Sepsis appears to be on the rise. The rate of hospitalizations that listed sepsis as the primary illness more than doubled between 2000 and 2008, according to a 2011 C.D.C. study, which attributed the increase to factors like the aging of the population, a rise in antibiotic resistance and, to some extent, better diagnosis.

Sepsis is a contributing factor in up to half of all hospital deaths, but it’s often not listed as the cause of death because it often develops as a complication of another serious underlying disease like cancer. So although death certificates list sepsis as a cause in 146,000 to 159,000 deaths a year, a recent report estimated that it could play a role in up to 381,000 deaths a year.

Yet advocacy organizations say many Americans have never heard of sepsis and don’t know the signs and symptoms.

Now the C.D.C., headed by Dr. Frieden, is launching a major public awareness campaign to make sepsis a household word. The first step is to teach people to seek treatment quickly when a loved one begins to show symptoms of sepsis, which include chills or fever; extreme pain or discomfort; clammy or sweaty skin; confusion or disorientation; shortness of breath; and a high heart rate.

The campaign, which has developed educational fact sheets, encourages lay people to suggest the diagnosis to health care providers who may overlook it. Ask the doctor, “Could it be sepsis?” or say, “I’m worried about sepsis.”

“We want people to be able to recognize sepsis just like they recognize a heart attack or stroke, and know they shouldn’t wait until Thursday when the doctor can see them, but go to the emergency room right away,” said Thomas Heymann, executive director of Sepsis Alliance. The group’s motto is, “Suspect sepsis, save lives.”

When blood pressure drops and chokes blood flow to the body’s organs, a person can develop septic shock. For every hour without antibiotics, the probability of dying goes up by 8 percent, Dr. O’Brien said.

While earlier initiatives have focused on reducing sepsis deaths that developed in hospitals, newer studies suggest most cases start in the community setting, before people are hospitalized. The new campaign was spurred in part by the latest C.D.C. study, which examined the hospital records of 246 adults and 79 children, finding that in nearly 80 percent of cases, sepsis had started when the patient was at home.

The study also shed light on who is most susceptible to sepsis. Though it occurs most often in people over 65, infants under the age of 1 are also susceptible, as are people with chronic diseases like diabetes or immune systems weakened from tobacco use, for example.
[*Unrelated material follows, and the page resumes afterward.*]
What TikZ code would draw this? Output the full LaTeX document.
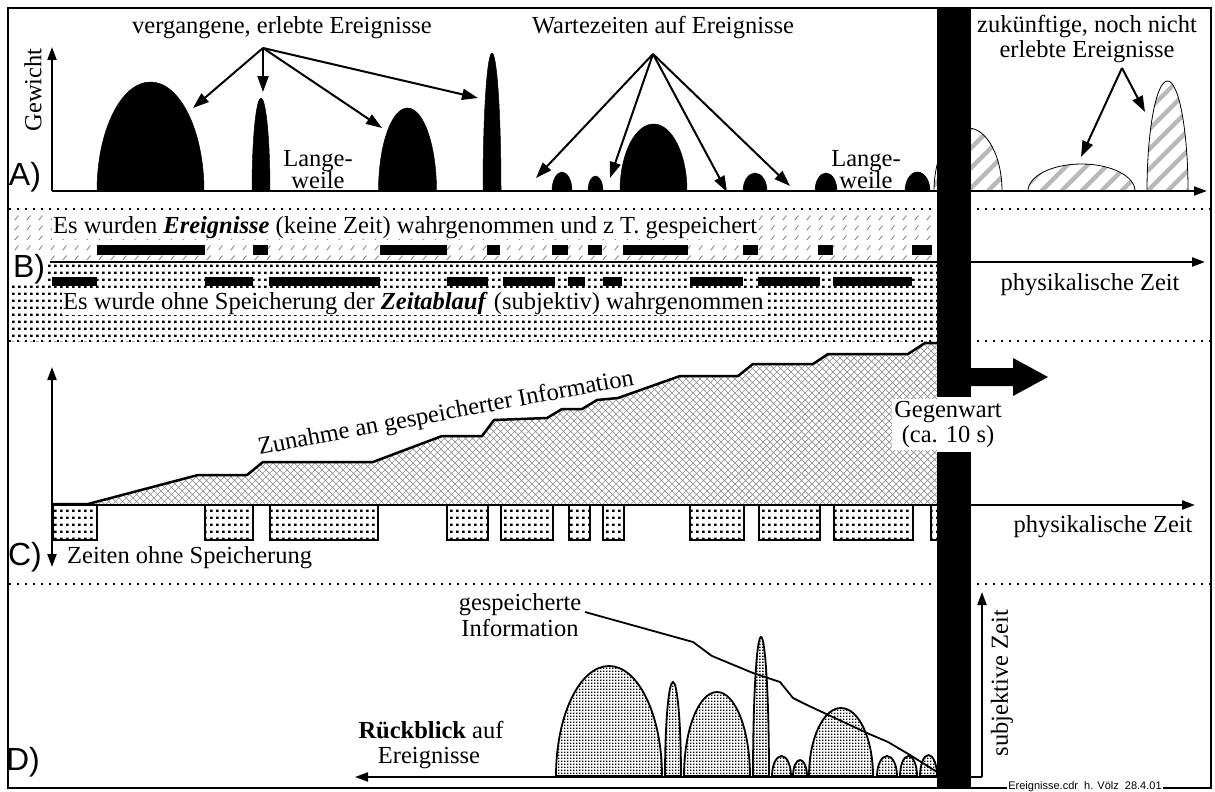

And healthy people can develop sepsis from an infection that’s not treated properly as well.

In one highly publicized case in 2012, a Queens sixth grader named Rory Staunton died after developing an infection that wasn’t recognized by emergency room doctors who examined him at NYU Langone Medical Center. A new state law passed after his death requires hospitals in New York to screen all patients for sepsis in order to start treatment early.

The new C.D.C. study found sepsis is most often associated with lung, urinary tract, skin and gut or intestinal infections, and that many sepsis patients had visited a doctor or been in a health care setting before developing the infection.

The C.D.C. is aiming efforts at health care providers, urging them to consider sepsis and act quickly, and investing in research to study risk factors. It is also emphasizing prevention through better management of chronic diseases, vaccinations and appropriate use of antibiotics.

Dr. Frieden said he wanted to share his personal experience with sepsis so people would have a better understanding of the condition. He encourages vaccinating against the infection that caused his son’s sepsis, which was pneumococcus. There was no vaccine available at the time, but it has since been developed.

“I’m like the thousands of parents and loved ones who experience this every year,” Dr. Frieden said. His son “could have died from it. And far too many people do die from sepsis today.”